Chocolate Dulce de Leche Caramel Turtle Cake Recipe
Ingredients
Cake
- 2 1/4 cups all-purpose flour
- 1 1/2 tsp baking soda
- 1 1/4 tsp salt
- 3/4 cup unsalted butter room temperature
- 1 cup sugar
- 1/3 cup brown sugar packed
- 2 large whole eggs
- 1 large egg yolk
- 1 Tablespoon vanilla extract
- 1 1/2 cups sour cream
- 3/4 cup milk
- 4 oz. semi-sweet chocolate (chips or chunks) melted
Frosting
- 8 oz. dark chocolate melted
- 1 cup butter (2 sticks)
- 3 cups powdered sugar
Toppings
- 1 cup candied pecans *see notes below
- 1 cup dulce de leche or caramel sauce
Instructions
To Make the Cakes
- Spray two round cake pans with cooking spray.
- Cut a circle of parchment paper and line the bottom of the 9 inch cake pans and set aside. I like using these gold touch pans.
- Preheat oven to 350.
- In a bowl add flour, baking soda and salt and set aside.
- In another bowl with a hand or stand mixer, beat butter and granulated and brown sugar until fluffy, about 3 minutes. Beat in eggs and yolk 1 at a time. Beating well after each addition. Add it vanilla extract. Mix sour cream and milk in a bowl.
- Now, alternating between the flour mixture and sour cream/milk, add in alternating flour and sour cream/milk in batches (I did this in 3-4 additions starting and ending with flour - flour, sour cream mixture, flour, sour cream mixture, flour, sour cream mixture, flour), beating and incorporating in between each addition. Add in melted chocolate and beat again (I melted chocolate in the microwave in 30 second intervals).
- Divide the batter evenly between the two prepared pans. Bake for 30-40 minutes, until a cake tester comes out clean out of the center. Transfer pans to a wire rack to cool for 20 minutes, then turn out cakes onto rack to cool completely.
- Cut the domed top off cake to make a straight stacking layer.
For the Frosting:
- Microwave chocolate chips (or chunks) in 30 second intervals, stirring in between until melted (mine usually takes 2 minutes). Be careful to stir in between and not overcook. Cut butter into cubes (about 1 tablespoon per cute) and put butter on top of melted chocolate and stir until all the butter is melted.

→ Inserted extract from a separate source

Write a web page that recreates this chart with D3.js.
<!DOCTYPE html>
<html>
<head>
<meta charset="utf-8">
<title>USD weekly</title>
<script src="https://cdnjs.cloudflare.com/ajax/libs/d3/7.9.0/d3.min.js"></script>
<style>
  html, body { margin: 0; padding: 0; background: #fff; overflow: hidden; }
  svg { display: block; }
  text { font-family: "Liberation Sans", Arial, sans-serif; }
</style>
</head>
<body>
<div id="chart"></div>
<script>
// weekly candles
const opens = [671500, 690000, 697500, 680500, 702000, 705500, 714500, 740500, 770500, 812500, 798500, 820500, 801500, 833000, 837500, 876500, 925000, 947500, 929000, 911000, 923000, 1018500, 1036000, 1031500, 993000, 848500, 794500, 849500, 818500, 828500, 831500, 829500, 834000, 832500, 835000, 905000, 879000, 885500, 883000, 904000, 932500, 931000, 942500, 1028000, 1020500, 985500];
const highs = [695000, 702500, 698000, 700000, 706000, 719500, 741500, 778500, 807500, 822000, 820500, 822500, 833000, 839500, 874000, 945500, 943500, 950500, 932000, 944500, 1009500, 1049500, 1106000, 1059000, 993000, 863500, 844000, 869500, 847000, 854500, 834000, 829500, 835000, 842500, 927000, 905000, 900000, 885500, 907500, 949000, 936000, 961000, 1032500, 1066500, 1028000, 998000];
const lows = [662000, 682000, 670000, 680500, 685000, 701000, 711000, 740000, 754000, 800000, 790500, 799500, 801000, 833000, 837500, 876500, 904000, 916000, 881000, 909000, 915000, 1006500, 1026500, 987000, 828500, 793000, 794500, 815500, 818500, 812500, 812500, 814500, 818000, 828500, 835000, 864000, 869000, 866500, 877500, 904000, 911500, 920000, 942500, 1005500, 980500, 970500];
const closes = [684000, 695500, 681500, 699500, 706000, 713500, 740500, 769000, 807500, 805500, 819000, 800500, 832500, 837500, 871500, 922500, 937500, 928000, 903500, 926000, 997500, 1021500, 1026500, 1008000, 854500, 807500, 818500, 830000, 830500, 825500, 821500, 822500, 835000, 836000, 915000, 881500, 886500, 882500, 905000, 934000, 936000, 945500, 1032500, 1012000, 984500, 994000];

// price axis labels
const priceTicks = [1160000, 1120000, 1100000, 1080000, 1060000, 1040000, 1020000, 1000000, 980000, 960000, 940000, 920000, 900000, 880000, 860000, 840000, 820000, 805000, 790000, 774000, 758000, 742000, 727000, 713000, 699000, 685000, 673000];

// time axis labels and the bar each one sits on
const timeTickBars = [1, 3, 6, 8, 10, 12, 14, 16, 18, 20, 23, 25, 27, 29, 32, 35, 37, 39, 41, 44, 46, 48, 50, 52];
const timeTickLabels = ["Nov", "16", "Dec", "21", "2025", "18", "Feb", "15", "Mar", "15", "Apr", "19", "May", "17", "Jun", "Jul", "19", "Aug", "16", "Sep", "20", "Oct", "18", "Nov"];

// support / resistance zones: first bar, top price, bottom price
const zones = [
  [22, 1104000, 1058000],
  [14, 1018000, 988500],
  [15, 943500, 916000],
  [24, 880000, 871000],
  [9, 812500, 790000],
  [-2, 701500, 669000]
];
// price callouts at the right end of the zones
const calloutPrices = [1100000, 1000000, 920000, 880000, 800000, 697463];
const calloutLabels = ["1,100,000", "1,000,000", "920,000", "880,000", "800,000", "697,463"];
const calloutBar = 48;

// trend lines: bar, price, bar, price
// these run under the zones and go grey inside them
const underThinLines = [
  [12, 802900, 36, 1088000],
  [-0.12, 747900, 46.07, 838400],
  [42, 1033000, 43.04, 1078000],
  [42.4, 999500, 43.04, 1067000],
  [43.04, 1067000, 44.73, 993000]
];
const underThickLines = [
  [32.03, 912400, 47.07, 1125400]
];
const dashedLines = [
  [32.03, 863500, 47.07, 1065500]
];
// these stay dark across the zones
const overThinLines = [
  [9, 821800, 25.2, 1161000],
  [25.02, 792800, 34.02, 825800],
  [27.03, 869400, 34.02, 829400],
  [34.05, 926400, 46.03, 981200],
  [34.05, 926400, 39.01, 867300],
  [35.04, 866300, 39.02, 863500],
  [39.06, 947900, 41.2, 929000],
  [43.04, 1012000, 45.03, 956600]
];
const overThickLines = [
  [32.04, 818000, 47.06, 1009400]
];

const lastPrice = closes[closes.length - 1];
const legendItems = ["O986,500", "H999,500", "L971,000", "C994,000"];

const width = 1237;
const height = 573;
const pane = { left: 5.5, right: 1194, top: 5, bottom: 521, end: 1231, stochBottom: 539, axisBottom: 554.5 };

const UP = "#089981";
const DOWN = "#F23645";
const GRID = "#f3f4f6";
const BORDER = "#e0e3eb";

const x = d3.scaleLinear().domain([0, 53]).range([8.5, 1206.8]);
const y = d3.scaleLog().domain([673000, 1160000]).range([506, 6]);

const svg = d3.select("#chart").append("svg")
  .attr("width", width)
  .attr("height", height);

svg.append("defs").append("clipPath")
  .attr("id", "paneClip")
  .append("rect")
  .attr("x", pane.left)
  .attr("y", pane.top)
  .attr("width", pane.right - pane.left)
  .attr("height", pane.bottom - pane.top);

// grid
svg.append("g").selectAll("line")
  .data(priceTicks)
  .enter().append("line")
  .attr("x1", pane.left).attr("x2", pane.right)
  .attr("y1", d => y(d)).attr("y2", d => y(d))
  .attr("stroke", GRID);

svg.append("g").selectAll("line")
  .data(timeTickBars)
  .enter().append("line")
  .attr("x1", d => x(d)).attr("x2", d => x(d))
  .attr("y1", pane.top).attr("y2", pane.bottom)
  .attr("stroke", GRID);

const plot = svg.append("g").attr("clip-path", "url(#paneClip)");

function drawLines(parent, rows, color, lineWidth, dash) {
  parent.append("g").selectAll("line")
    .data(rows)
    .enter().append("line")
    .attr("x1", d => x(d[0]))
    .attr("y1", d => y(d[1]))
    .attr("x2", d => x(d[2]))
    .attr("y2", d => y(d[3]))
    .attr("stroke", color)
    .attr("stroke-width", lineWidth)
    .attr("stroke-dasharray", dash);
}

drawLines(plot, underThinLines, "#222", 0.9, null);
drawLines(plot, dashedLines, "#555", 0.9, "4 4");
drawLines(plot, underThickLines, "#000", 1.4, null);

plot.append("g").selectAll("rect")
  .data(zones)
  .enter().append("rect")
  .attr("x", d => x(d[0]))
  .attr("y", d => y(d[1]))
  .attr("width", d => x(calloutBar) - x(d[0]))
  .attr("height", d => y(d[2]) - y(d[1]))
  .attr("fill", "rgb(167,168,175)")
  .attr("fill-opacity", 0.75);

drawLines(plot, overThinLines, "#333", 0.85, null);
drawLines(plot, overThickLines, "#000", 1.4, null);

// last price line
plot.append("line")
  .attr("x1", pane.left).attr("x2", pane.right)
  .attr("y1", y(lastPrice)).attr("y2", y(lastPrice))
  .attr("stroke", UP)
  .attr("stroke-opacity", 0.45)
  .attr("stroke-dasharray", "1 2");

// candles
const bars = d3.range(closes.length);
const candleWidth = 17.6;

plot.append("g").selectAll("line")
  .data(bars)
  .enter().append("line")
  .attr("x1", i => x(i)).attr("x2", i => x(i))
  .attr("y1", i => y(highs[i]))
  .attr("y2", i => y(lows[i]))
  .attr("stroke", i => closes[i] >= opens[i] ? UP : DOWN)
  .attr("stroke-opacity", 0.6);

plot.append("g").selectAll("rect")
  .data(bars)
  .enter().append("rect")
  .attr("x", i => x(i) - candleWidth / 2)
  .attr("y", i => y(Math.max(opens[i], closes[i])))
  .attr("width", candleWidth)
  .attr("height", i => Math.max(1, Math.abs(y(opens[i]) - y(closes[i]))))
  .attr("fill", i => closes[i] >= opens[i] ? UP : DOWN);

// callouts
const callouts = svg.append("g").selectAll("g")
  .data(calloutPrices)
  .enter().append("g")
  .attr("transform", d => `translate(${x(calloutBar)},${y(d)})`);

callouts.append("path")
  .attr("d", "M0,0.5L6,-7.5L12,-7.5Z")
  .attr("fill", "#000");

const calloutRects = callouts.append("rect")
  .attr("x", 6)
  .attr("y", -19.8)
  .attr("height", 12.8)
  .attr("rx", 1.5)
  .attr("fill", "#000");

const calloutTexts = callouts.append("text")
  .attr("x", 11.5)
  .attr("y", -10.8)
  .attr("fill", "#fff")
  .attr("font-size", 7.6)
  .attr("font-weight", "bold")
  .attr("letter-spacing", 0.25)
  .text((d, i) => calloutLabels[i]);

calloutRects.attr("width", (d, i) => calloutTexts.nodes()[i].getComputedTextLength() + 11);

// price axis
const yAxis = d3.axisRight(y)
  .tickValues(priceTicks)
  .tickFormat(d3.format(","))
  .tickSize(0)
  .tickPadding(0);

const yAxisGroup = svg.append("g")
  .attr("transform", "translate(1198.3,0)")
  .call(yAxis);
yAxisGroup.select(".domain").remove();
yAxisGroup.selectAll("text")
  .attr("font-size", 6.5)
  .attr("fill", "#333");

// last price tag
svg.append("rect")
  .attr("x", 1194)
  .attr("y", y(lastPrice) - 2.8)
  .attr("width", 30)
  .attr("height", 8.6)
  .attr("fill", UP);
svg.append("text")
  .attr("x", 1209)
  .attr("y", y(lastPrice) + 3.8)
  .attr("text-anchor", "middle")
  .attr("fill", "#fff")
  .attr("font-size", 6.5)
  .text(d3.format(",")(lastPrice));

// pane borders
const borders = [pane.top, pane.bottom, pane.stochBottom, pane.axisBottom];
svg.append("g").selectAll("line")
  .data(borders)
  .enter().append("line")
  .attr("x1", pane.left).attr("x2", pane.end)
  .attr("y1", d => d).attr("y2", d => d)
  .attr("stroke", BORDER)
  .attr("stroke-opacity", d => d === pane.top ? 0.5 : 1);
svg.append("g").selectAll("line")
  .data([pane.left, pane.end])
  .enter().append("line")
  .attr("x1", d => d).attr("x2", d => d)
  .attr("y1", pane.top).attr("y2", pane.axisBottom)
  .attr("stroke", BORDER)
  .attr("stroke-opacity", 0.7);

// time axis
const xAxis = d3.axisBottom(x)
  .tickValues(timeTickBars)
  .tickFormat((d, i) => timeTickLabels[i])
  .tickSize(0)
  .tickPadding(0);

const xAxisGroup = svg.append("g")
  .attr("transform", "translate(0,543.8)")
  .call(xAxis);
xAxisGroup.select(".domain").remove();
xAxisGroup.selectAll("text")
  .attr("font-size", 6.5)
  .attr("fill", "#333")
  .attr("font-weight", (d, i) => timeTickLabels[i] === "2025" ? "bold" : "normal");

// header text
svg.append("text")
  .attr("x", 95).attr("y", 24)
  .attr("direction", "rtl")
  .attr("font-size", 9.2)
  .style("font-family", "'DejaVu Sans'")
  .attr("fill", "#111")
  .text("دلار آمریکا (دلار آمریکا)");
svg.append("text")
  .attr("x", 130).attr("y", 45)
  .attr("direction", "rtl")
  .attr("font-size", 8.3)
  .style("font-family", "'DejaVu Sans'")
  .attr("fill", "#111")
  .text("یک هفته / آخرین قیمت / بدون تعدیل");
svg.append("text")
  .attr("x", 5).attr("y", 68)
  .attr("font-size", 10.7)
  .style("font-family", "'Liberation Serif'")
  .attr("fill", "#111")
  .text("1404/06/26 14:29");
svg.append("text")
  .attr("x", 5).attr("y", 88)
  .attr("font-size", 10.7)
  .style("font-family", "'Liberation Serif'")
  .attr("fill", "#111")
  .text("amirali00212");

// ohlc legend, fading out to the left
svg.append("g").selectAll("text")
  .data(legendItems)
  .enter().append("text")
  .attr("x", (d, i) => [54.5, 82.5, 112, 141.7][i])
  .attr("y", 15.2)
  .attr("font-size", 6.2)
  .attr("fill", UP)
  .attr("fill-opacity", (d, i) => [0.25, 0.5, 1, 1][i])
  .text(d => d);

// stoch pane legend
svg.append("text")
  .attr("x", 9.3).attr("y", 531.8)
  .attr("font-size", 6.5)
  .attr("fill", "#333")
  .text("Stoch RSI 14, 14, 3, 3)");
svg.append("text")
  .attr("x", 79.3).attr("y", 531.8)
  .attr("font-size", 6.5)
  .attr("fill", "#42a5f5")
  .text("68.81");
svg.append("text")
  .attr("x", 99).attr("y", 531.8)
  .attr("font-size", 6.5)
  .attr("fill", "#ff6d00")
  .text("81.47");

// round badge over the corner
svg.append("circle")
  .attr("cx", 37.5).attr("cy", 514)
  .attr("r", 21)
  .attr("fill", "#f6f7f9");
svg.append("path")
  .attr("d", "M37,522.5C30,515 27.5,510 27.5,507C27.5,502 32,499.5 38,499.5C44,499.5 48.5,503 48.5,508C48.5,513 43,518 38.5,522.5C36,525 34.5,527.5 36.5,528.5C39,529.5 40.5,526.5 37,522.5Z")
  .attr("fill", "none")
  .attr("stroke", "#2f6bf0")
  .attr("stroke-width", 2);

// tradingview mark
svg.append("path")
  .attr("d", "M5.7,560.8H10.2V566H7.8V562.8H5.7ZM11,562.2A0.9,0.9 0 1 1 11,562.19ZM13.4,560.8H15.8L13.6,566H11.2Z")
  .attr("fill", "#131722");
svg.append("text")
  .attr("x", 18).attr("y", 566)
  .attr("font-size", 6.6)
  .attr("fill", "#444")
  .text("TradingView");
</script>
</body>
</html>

- With a hand or stand blender, slowly blend in powdered sugar.
To Assemble the Cake:
- Put bottom cake layer (with domed top cut off) on a cake stand or plate.
- Spread 1/3 of the frosting on the top of the cut off layer. Add 1/2 cup caramel sauce and 1/2 cup chopped candied pecans.
- Place the second cake on top. Use the remaining frosting to frost the top and sides of cake. Add remaining pecans and sprinkle around the top. Use the caramel to drizzle around the edges or in a zig zag pattern on top.
- Slice and enjoy
Mandy says
Where was the milk added? Maybe I missed it’.
Sweetphi says
So sorry, just updated the recipe card – the milk is added with the sour cream!
Jennifer Reinsch says
I just mixed up the batter which is in the oven, but I’m worried as it tasted super salty. Is it really 2 1/2 t salt??
Sweetphi says
Thank you so much for the comment. Yes, it is 2 1/2 teaspoons salt, the recipe was adapted from a Martha Stewart chocolate cake recipe, it evened out the sweetness but it definitely wasn’t salty when I’ve made this!! Fingers crossed that with the frosting and caramel it’ll be perfect for you!!
monika says
what SIZE are the round pans?
Seems like an important thing to leave out…
Sweetphi says
9 inch cake pans, thanks for the feedback, I’ll definitely add it to the recipe.
Sabrina says
very nice, love these flavors in a cake – chocolate and caramel – and love the “turtle” toppings too, thank you!